Morandi affronta nel più importante saggio di questo volumetto la crisi susseguente alla “rivoluzione” parlamentare del marzo 1876, che pose fine al governo di Minghetti e diede via libera al governo della sinistra “storica” guidato da Agostino Depretis.In realtà il re aveva auspicato, al momento della caduta del precedente governo Lanza, un ministero Minghetti-Depretis, ma questa “larga intesa” fallì prima ancora di prendere forma. La leadership di Depretis nell’ambito della sinistra storica non era comunque così netta.

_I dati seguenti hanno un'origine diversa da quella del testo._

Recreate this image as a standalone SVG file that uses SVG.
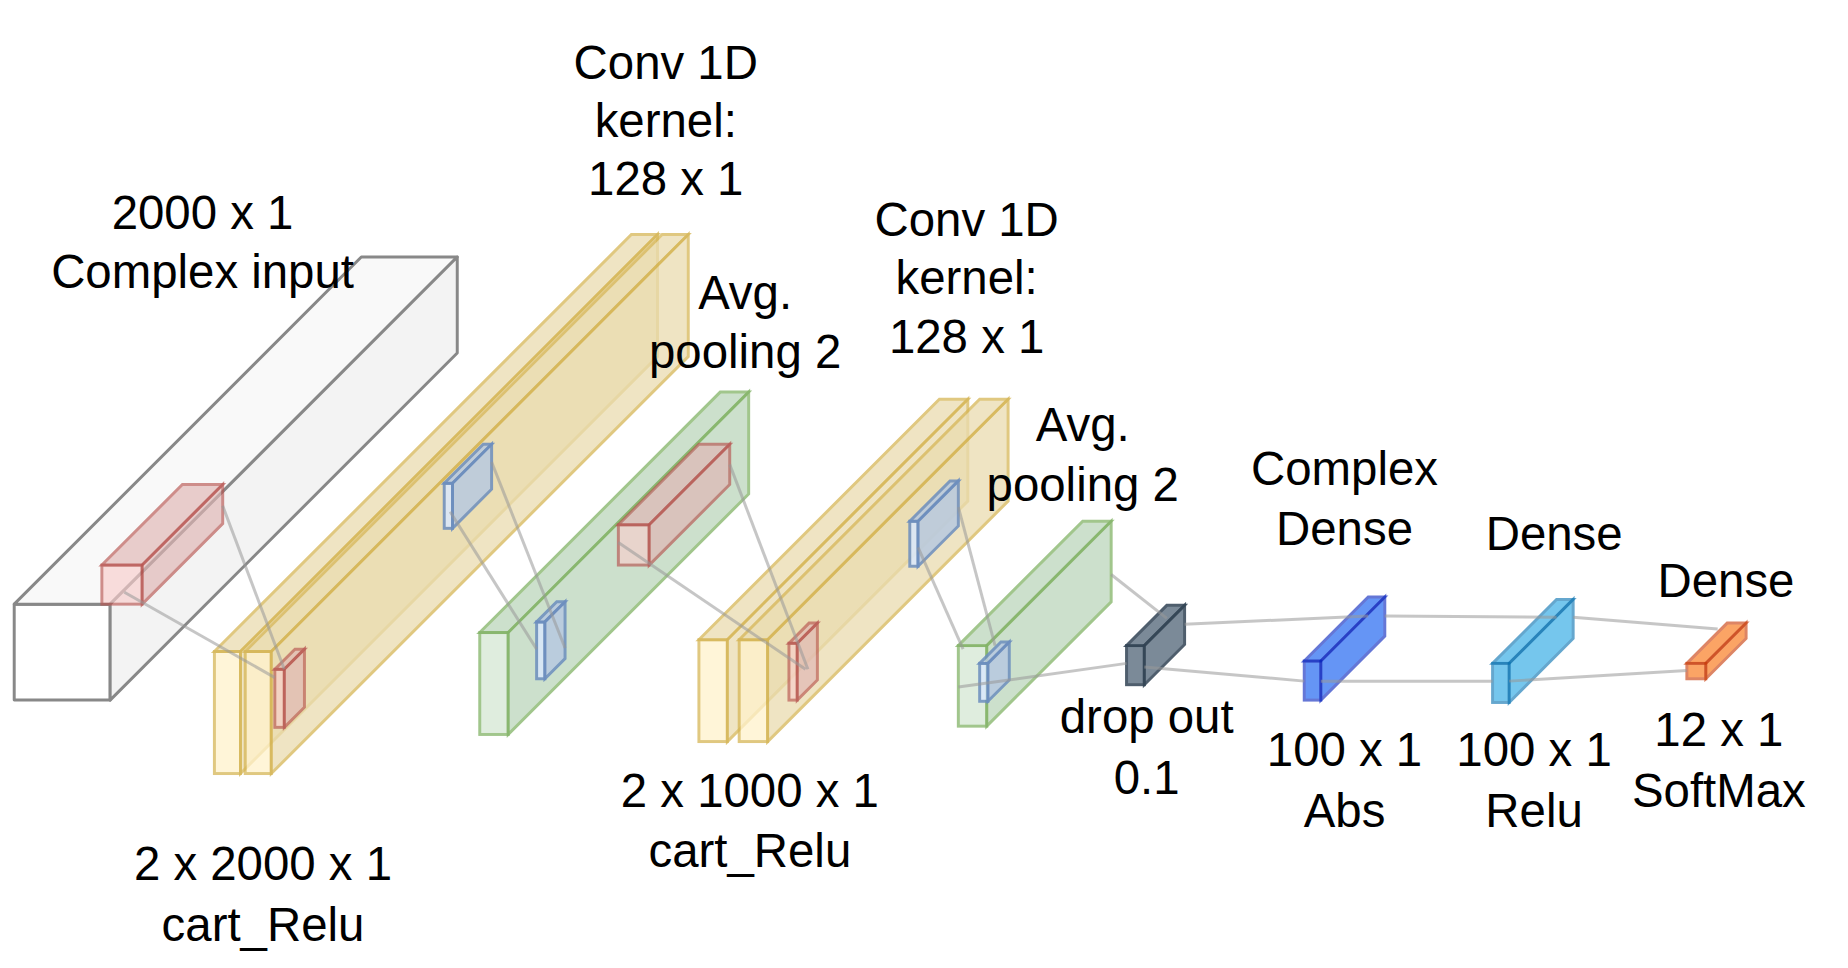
<svg xmlns="http://www.w3.org/2000/svg" width="1848" height="968" viewBox="0 0 1848 968">
<style>
text{font-family:"Liberation Sans",Arial,sans-serif;font-size:40px;fill:#000;text-anchor:middle}
.g polygon,.g rect{stroke:#888;stroke-width:2.5;stroke-linejoin:round}
.y polygon,.y rect{stroke:#d6b656;stroke-width:2.5;opacity:.75}
.y rect{fill:#fff2cc}.y polygon{fill:#eadcb0}
.gr polygon,.gr rect{stroke:#82b366;stroke-width:2.5;opacity:.75}
.gr rect{fill:#d5e8d4}.gr polygon{fill:#bcd6bb}
.r polygon,.r rect{stroke:#b85450;stroke-width:2.5;opacity:.65}
.r rect{fill:#f8cecc}.r polygon{fill:#e0b5b4}
.b polygon,.b rect{stroke:#6c8ebf;stroke-width:2.5;opacity:.85}
.b rect{fill:#dae8fc}.b polygon{fill:#b8c9e0}
.dk polygon,.dk rect{fill:#647687;stroke:#314354;stroke-width:2.5;opacity:.85}
.cd polygon,.cd rect{fill:#0050ef;stroke:#001dbc;stroke-width:2.5;opacity:.6}
.dn polygon,.dn rect{fill:#1ba1e2;stroke:#006eaf;stroke-width:2.5;opacity:.6}
.or polygon,.or rect{fill:#fa6800;stroke:#c73500;stroke-width:2.5;opacity:.6}
#connectors line{stroke:#999;stroke-width:2.5;opacity:.55}
</style>
<g transform="scale(1.1846)">
<g id="input" class="g">
<rect x="12" y="510" width="81" height="81" fill="#fff"/>
<polygon points="12,510 305,217 386,217 93,510" fill="#f9f9f9"/>
<polygon points="93,510 386,217 386,298 93,591" fill="#f3f3f3"/>
</g>
<g id="input_kernel" class="r">
<rect x="86" y="477" width="34" height="33"/>
<polygon points="86,477 154,409 188,409 120,477"/>
<polygon points="120,477 188,409 188,442 120,510"/>
</g>
<g id="conv1" class="y">
<rect x="181" y="550" width="22" height="103"/>
<polygon points="181,550 533,198 555,198 203,550"/>
<polygon points="203,550 555,198 555,301 203,653"/>
<rect x="207" y="550" width="22" height="103"/>
<polygon points="207,550 559,198 581,198 229,550"/>
<polygon points="229,550 581,198 581,301 229,653"/>
</g>
<g id="conv1_out" class="r">
<rect x="232" y="565" width="8" height="49"/>
<polygon points="232,565 249,548 257,548 240,565"/>
<polygon points="240,565 257,548 257,597 240,614"/>
</g>
<g id="conv1_pool" class="b">
<rect x="375" y="408" width="7" height="38"/>
<polygon points="375,408 408,375 415,375 382,408"/>
<polygon points="382,408 415,375 415,413 382,446"/>
</g>
<g id="pool1" class="gr">
<rect x="405" y="534" width="24" height="86"/>
<polygon points="405,534 608,331 632,331 429,534"/>
<polygon points="429,534 632,331 632,417 429,620"/>
</g>
<g id="pool1_out" class="b">
<rect x="453" y="525" width="7" height="48"/>
<polygon points="453,525 470,508 477,508 460,525"/>
<polygon points="460,525 477,508 477,556 460,573"/>
</g>
<g id="pool1_kernel" class="r">
<rect x="522" y="443" width="26" height="34"/>
<polygon points="522,443 590,375 616,375 548,443"/>
<polygon points="548,443 616,375 616,409 548,477"/>
</g>
<g id="conv2" class="y">
<rect x="590" y="540" width="24" height="86"/>
<polygon points="590,540 793,337 817,337 614,540"/>
<polygon points="614,540 817,337 817,423 614,626"/>
<rect x="624" y="540" width="24" height="86"/>
<polygon points="624,540 827,337 851,337 648,540"/>
<polygon points="648,540 851,337 851,423 648,626"/>
</g>
<g id="conv2_out" class="r">
<rect x="666" y="543" width="7" height="48"/>
<polygon points="666,543 683,526 690,526 673,543"/>
<polygon points="673,543 690,526 690,574 673,591"/>
</g>
<g id="conv2_pool" class="b">
<rect x="768" y="440" width="7" height="38"/>
<polygon points="768,440 802,406 809,406 775,440"/>
<polygon points="775,440 809,406 809,444 775,478"/>
</g>
<g id="pool2" class="gr">
<rect x="809" y="545" width="24" height="68"/>
<polygon points="809,545 914,440 938,440 833,545"/>
<polygon points="833,545 938,440 938,508 833,613"/>
</g>
<g id="pool2_out" class="b">
<rect x="827" y="560" width="7" height="32"/>
<polygon points="827,560 845,542 852,542 834,560"/>
<polygon points="834,560 852,542 852,574 834,592"/>
</g>
<g id="dropout" class="dk">
<rect x="951" y="545" width="15" height="33"/>
<polygon points="951,545 985,511 1000,511 966,545"/>
<polygon points="966,545 1000,511 1000,544 966,578"/>
</g>
<g id="complex_dense" class="cd">
<rect x="1101" y="558" width="14" height="33"/>
<polygon points="1101,558 1155,504 1169,504 1115,558"/>
<polygon points="1115,558 1169,504 1169,537 1115,591"/>
</g>
<g id="dense1" class="dn">
<rect x="1260" y="560" width="14" height="33"/>
<polygon points="1260,560 1314,506 1328,506 1274,560"/>
<polygon points="1274,560 1328,506 1328,539 1274,593"/>
</g>
<g id="dense2" class="or">
<rect x="1424" y="560" width="16" height="13"/>
<polygon points="1424,560 1458,526 1474,526 1440,560"/>
<polygon points="1440,560 1474,526 1474,539 1440,573"/>
</g>
<g id="connectors">
<line x1="188" y1="427" x2="240" y2="565"/>
<line x1="105" y1="500" x2="232" y2="572"/>
<line x1="415" y1="390" x2="477" y2="547"/>
<line x1="380" y1="432" x2="453" y2="548"/>
<line x1="616" y1="392" x2="682" y2="565"/>
<line x1="522" y1="458" x2="680" y2="565"/>
<line x1="809" y1="428" x2="840" y2="545"/>
<line x1="775" y1="462" x2="813" y2="548"/>
<line x1="938" y1="485" x2="985" y2="522"/>
<line x1="809" y1="580" x2="951" y2="560"/>
<line x1="1000" y1="527" x2="1155" y2="520"/>
<line x1="966" y1="563" x2="1101" y2="575"/>
<line x1="1169" y1="520" x2="1314" y2="521"/>
<line x1="1115" y1="575" x2="1260" y2="575"/>
<line x1="1328" y1="521" x2="1450" y2="531"/>
<line x1="1274" y1="575" x2="1424" y2="566"/>
</g>
<g id="labels">
<text x="562" y="67">Conv 1D</text><text x="562" y="116">kernel:</text><text x="562" y="165">128 x 1</text>
<text x="171" y="193">2000 x 1</text><text x="171" y="243">Complex input</text>
<text x="629" y="261">Avg.</text><text x="629" y="311">pooling 2</text>
<text x="816" y="199">Conv 1D</text><text x="816" y="248">kernel:</text><text x="816" y="298">128 x 1</text>
<text x="914" y="372">Avg.</text><text x="914" y="423">pooling 2</text>
<text x="1135" y="409">Complex</text><text x="1135" y="460">Dense</text>
<text x="1312" y="464">Dense</text>
<text x="1457" y="504">Dense</text>
<text x="968" y="619">drop out</text><text x="968" y="670">0.1</text>
<text x="1135" y="647">100 x 1</text><text x="1135" y="698">Abs</text>
<text x="1295" y="647">100 x 1</text><text x="1295" y="698">Relu</text>
<text x="1451" y="630">12 x 1</text><text x="1451" y="681">SoftMax</text>
<text x="633" y="681">2 x 1000 x 1</text><text x="633" y="732">cart_Relu</text>
<text x="222" y="743">2 x 2000 x 1</text><text x="222" y="794">cart_Relu</text>
</g>
</g>
</svg>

Alla morte di Rattazzi, infatti, Depretis ebbe l’appoggio del quotidiano «Il Diritto» ma non quella di «La Riforma» che riteneva il Depretis poco energico e non sufficientemente autorevole per porsi alla guida di tutta la sinistra.

Come Morandi ricorda efficacemente, il programma liberale-progressista del Depretis era stato annunciato fin dall’ottobre 1875 nel celebre discorso di Stradella (compilato in realtà da Correnti, come documenta accuratamente Morandi) e comprendeva l’istruzione elementare obbligatoria e gratuita, l’abolizione della tassa sul macinato, l’abolizione del corso forzoso e la riforma del sistema elettorale. L’azione prudente e temporeggiatrice fu però una delusione per quelle parti progressiste che si attendevano, alla caduta della destra, una politica sociale di diversa e più efficace incisività.

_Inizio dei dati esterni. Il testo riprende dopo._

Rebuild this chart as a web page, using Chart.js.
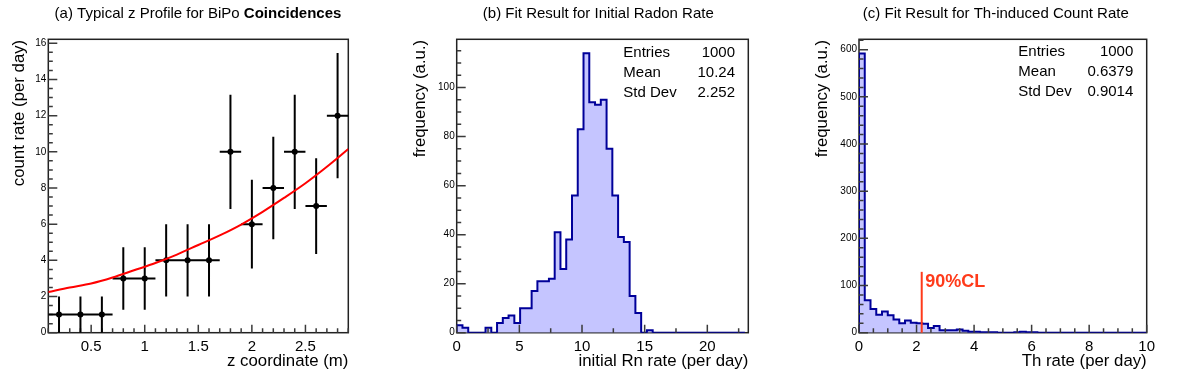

Questo portò quindi successivamente all’alternarsi del Depretis con Cairoli, che meglio interpretava queste istanze più radicali, in numerosi ministeri successivi per circa 11 anni, fino all’avvento di Francesco Crispi. Ma l’esposizione di Morandi si limita ad evidenziare gli elementi che erano in embrione nel 1876-77 e che si svilupparono poi negli anni successivi, sempre tenendo conto anche delle caratteristiche personali del Depretis e dei suoi rapporti con Correnti.

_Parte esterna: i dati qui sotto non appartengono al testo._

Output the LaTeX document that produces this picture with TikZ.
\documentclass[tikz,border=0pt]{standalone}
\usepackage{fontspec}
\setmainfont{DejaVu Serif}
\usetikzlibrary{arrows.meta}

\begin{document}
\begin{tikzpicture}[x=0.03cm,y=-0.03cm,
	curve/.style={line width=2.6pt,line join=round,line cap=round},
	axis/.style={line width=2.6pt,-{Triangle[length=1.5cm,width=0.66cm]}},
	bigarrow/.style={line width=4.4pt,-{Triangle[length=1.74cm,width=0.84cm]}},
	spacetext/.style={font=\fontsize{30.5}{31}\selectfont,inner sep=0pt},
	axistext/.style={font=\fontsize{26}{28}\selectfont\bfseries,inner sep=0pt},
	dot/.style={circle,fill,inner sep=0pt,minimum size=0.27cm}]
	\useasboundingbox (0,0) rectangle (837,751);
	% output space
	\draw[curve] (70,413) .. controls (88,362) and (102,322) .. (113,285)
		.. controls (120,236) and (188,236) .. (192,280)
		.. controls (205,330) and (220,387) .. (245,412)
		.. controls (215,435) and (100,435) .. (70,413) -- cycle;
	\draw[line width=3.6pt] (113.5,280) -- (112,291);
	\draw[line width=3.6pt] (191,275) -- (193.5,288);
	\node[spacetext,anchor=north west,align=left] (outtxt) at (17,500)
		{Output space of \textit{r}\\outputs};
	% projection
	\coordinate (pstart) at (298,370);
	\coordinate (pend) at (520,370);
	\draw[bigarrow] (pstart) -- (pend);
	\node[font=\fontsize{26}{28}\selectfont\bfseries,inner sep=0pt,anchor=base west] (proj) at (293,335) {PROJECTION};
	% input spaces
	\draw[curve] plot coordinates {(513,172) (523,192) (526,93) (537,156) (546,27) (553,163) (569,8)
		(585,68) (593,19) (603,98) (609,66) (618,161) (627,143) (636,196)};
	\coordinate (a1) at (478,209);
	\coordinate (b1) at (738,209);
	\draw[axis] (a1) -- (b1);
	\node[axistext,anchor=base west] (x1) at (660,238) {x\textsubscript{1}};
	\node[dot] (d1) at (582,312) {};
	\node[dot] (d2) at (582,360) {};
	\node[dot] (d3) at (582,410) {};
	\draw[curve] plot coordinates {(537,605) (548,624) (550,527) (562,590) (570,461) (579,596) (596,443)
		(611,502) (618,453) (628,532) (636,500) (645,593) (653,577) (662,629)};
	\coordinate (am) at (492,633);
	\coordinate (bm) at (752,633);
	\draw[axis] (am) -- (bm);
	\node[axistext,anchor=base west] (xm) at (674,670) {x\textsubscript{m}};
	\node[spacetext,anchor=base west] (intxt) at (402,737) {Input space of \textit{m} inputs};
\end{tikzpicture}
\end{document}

Sinossi a cura di Paolo Alberti

Dall’incipit del primo saggio La polemica sul Risorgimento:

Chi vorrà scrivere un giorno la storia della cultura italiana di quest’ultimi decenni dovrà fare un po’ di posto anche alle discussioni sul Risorgimento, e cioè al diverso atteggiarsi degli spiriti, al loro agire e reagire, di fronte a questo grande moto spirituale e politico che segna l’atto di nascita della nostra moderna vita nazionale. A promuovere una polemica sul Risorgimento contribuirono senza dubbio l’Oriani (sulla scia del Ferrari) con la sua calda passionalità di scrittore politico più che di storico, e poi, in altra direzione, Piero Gobetti con il suo ingegno, con la sua cultura un po’ disordinata, ma soprattutto con i suoi sinceri e generosi interessi spirituali. Senonchè il Croce individuò subito i limiti dell’orianesimo, e l’Omodeo precisò i termini entro i quali si chiudeva la posizione del Gobetti. La migliore storiografia etico-politica, fuori di quelle vie più attraenti che sicure, riprese la propria strada. Ma, ai margini o contro di essa, cominciarono a pullulare, in un apparente fervore di studi, le tendenze più disparate e contraddittorie: figurazioni ingenue ispirate ad un patriottismo elementare, oppure interpretazioni suggerite da motivi prammatici, da preoccupazioni contingenti, da gusto rettorico e apologetico. Tendenze più o meno consapevoli e sincere, ma tutte sfocianti in una progressiva e sistematica alterazione del Risorgimento nel suo significato storico e nel suo valore morale. Per un verso, s’è intentato un processo al Risorgimento (eco dell’altra grossolana condanna di tutto il secolo XIX), per essere stato troppo liberale, per non aver risolto il problema religioso, per la scarsa valutazione di quello sociale e così via, concludendo col giudicarlo una rivoluzione fallita e con l’accusarlo di essere stato diverso da come si sarebbe voluto che fosse. Altri, invece, si abbandonarono alla facile quanto vana fatica di scoprire i «precursori», incuranti delle prospettive falsate e del senso storico, anzi del semplice buon senso, compromesso e violato. Una schiera malinconica ma numerosa di «chierici» si votò alla «riabilitazione» dei personaggi condannati dalla stessa coscienza degli uomini del Risorgimento: e fu una gara ad esaltare i sovrani spodestati, i ministri falliti, i politici reazionari, i giudici al servizio dell’Austria o dei Borboni, con lo specioso pretesto d’una presunta obiettività scientifica.